» **WHAT YOU ARE ASKED TO DO**
Repeat, exactly and completely, the material that follows. Omit the pictures.

» **DATA SHOWN**
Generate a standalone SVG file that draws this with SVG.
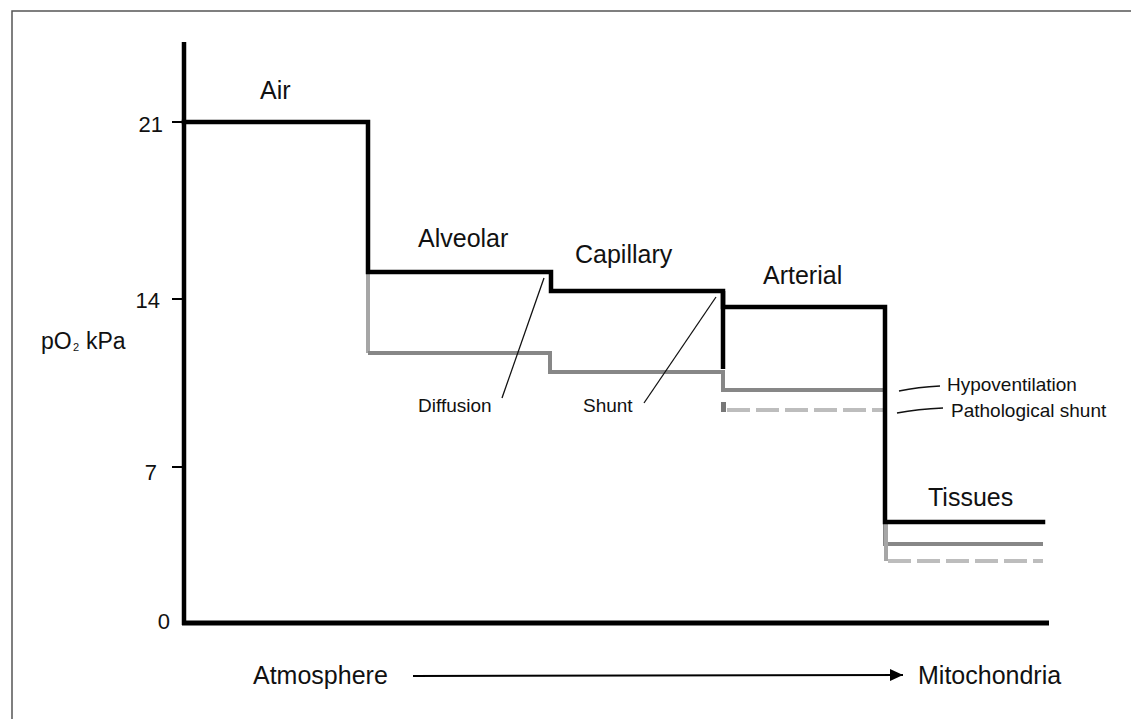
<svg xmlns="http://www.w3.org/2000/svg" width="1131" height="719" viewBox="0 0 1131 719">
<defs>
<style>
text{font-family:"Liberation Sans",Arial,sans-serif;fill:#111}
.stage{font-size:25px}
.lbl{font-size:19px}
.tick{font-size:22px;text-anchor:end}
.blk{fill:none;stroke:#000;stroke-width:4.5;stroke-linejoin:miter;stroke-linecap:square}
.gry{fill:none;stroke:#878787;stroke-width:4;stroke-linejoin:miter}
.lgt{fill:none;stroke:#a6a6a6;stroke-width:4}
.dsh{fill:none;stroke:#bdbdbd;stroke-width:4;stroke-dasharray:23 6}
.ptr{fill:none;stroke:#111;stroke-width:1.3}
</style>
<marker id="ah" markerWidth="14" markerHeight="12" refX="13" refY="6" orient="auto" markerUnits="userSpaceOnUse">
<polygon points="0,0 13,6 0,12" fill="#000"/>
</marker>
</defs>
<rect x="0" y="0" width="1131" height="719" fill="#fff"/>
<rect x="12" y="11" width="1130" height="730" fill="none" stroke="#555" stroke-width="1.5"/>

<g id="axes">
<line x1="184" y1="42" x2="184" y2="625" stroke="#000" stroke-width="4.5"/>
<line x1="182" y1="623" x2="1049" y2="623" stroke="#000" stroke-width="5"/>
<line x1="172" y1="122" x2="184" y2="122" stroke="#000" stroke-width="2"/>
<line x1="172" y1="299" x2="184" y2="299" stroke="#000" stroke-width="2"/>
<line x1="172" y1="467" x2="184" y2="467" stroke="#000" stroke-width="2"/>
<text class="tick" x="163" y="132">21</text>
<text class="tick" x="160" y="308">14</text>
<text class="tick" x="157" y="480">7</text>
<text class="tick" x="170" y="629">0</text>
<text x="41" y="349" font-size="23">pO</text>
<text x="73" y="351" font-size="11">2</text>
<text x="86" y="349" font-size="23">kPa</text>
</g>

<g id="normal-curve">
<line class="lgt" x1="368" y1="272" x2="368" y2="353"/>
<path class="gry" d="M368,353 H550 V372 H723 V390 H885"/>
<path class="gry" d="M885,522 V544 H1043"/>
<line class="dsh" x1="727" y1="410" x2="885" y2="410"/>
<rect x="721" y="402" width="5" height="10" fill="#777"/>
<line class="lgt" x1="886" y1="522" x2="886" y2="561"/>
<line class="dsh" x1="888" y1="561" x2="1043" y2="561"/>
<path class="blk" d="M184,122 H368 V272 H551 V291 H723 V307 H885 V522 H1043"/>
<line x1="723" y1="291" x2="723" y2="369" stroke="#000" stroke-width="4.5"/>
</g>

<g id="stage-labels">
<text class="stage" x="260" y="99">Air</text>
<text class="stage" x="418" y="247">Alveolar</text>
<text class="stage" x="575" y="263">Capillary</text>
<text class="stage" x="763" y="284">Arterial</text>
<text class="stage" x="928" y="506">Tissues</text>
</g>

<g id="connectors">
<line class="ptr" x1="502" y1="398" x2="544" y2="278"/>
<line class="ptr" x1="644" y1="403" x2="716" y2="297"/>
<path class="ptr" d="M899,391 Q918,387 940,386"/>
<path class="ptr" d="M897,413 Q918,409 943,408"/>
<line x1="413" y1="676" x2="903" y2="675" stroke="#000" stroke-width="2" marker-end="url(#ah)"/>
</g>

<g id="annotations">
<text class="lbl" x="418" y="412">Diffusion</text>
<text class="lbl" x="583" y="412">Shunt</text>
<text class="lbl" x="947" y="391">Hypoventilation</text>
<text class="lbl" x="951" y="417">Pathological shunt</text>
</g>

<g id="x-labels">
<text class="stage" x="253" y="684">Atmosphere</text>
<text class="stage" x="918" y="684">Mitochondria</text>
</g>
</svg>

» **RESPONSE TO THE TASK**
Generate a standalone SVG file that draws this with SVG.
<svg xmlns="http://www.w3.org/2000/svg" width="1131" height="719" viewBox="0 0 1131 719">
<defs>
<style>
text{font-family:"Liberation Sans",Arial,sans-serif;fill:#111}
.stage{font-size:25px}
.lbl{font-size:19px}
.tick{font-size:22px;text-anchor:end}
.blk{fill:none;stroke:#000;stroke-width:4.5;stroke-linejoin:miter;stroke-linecap:square}
.gry{fill:none;stroke:#878787;stroke-width:4;stroke-linejoin:miter}
.lgt{fill:none;stroke:#a6a6a6;stroke-width:4}
.dsh{fill:none;stroke:#bdbdbd;stroke-width:4;stroke-dasharray:23 6}
.ptr{fill:none;stroke:#111;stroke-width:1.3}
</style>
<marker id="ah" markerWidth="14" markerHeight="12" refX="13" refY="6" orient="auto" markerUnits="userSpaceOnUse">
<polygon points="0,0 13,6 0,12" fill="#000"/>
</marker>
</defs>
<rect x="0" y="0" width="1131" height="719" fill="#fff"/>
<rect x="12" y="11" width="1130" height="730" fill="none" stroke="#555" stroke-width="1.5"/>

<g id="axes">
<line x1="184" y1="42" x2="184" y2="625" stroke="#000" stroke-width="4.5"/>
<line x1="182" y1="623" x2="1049" y2="623" stroke="#000" stroke-width="5"/>
<line x1="172" y1="122" x2="184" y2="122" stroke="#000" stroke-width="2"/>
<line x1="172" y1="299" x2="184" y2="299" stroke="#000" stroke-width="2"/>
<line x1="172" y1="467" x2="184" y2="467" stroke="#000" stroke-width="2"/>
<text class="tick" x="163" y="132">21</text>
<text class="tick" x="160" y="308">14</text>
<text class="tick" x="157" y="480">7</text>
<text class="tick" x="170" y="629">0</text>
<text x="41" y="349" font-size="23">pO</text>
<text x="73" y="351" font-size="11">2</text>
<text x="86" y="349" font-size="23">kPa</text>
</g>

<g id="normal-curve">
<line class="lgt" x1="368" y1="272" x2="368" y2="353"/>
<path class="gry" d="M368,353 H550 V372 H723 V390 H885"/>
<path class="gry" d="M885,522 V544 H1043"/>
<line class="dsh" x1="727" y1="410" x2="885" y2="410"/>
<rect x="721" y="402" width="5" height="10" fill="#777"/>
<line class="lgt" x1="886" y1="522" x2="886" y2="561"/>
<line class="dsh" x1="888" y1="561" x2="1043" y2="561"/>
<path class="blk" d="M184,122 H368 V272 H551 V291 H723 V307 H885 V522 H1043"/>
<line x1="723" y1="291" x2="723" y2="369" stroke="#000" stroke-width="4.5"/>
</g>

<g id="stage-labels">
<text class="stage" x="260" y="99">Air</text>
<text class="stage" x="418" y="247">Alveolar</text>
<text class="stage" x="575" y="263">Capillary</text>
<text class="stage" x="763" y="284">Arterial</text>
<text class="stage" x="928" y="506">Tissues</text>
</g>

<g id="connectors">
<line class="ptr" x1="502" y1="398" x2="544" y2="278"/>
<line class="ptr" x1="644" y1="403" x2="716" y2="297"/>
<path class="ptr" d="M899,391 Q918,387 940,386"/>
<path class="ptr" d="M897,413 Q918,409 943,408"/>
<line x1="413" y1="676" x2="903" y2="675" stroke="#000" stroke-width="2" marker-end="url(#ah)"/>
</g>

<g id="annotations">
<text class="lbl" x="418" y="412">Diffusion</text>
<text class="lbl" x="583" y="412">Shunt</text>
<text class="lbl" x="947" y="391">Hypoventilation</text>
<text class="lbl" x="951" y="417">Pathological shunt</text>
</g>

<g id="x-labels">
<text class="stage" x="253" y="684">Atmosphere</text>
<text class="stage" x="918" y="684">Mitochondria</text>
</g>
</svg>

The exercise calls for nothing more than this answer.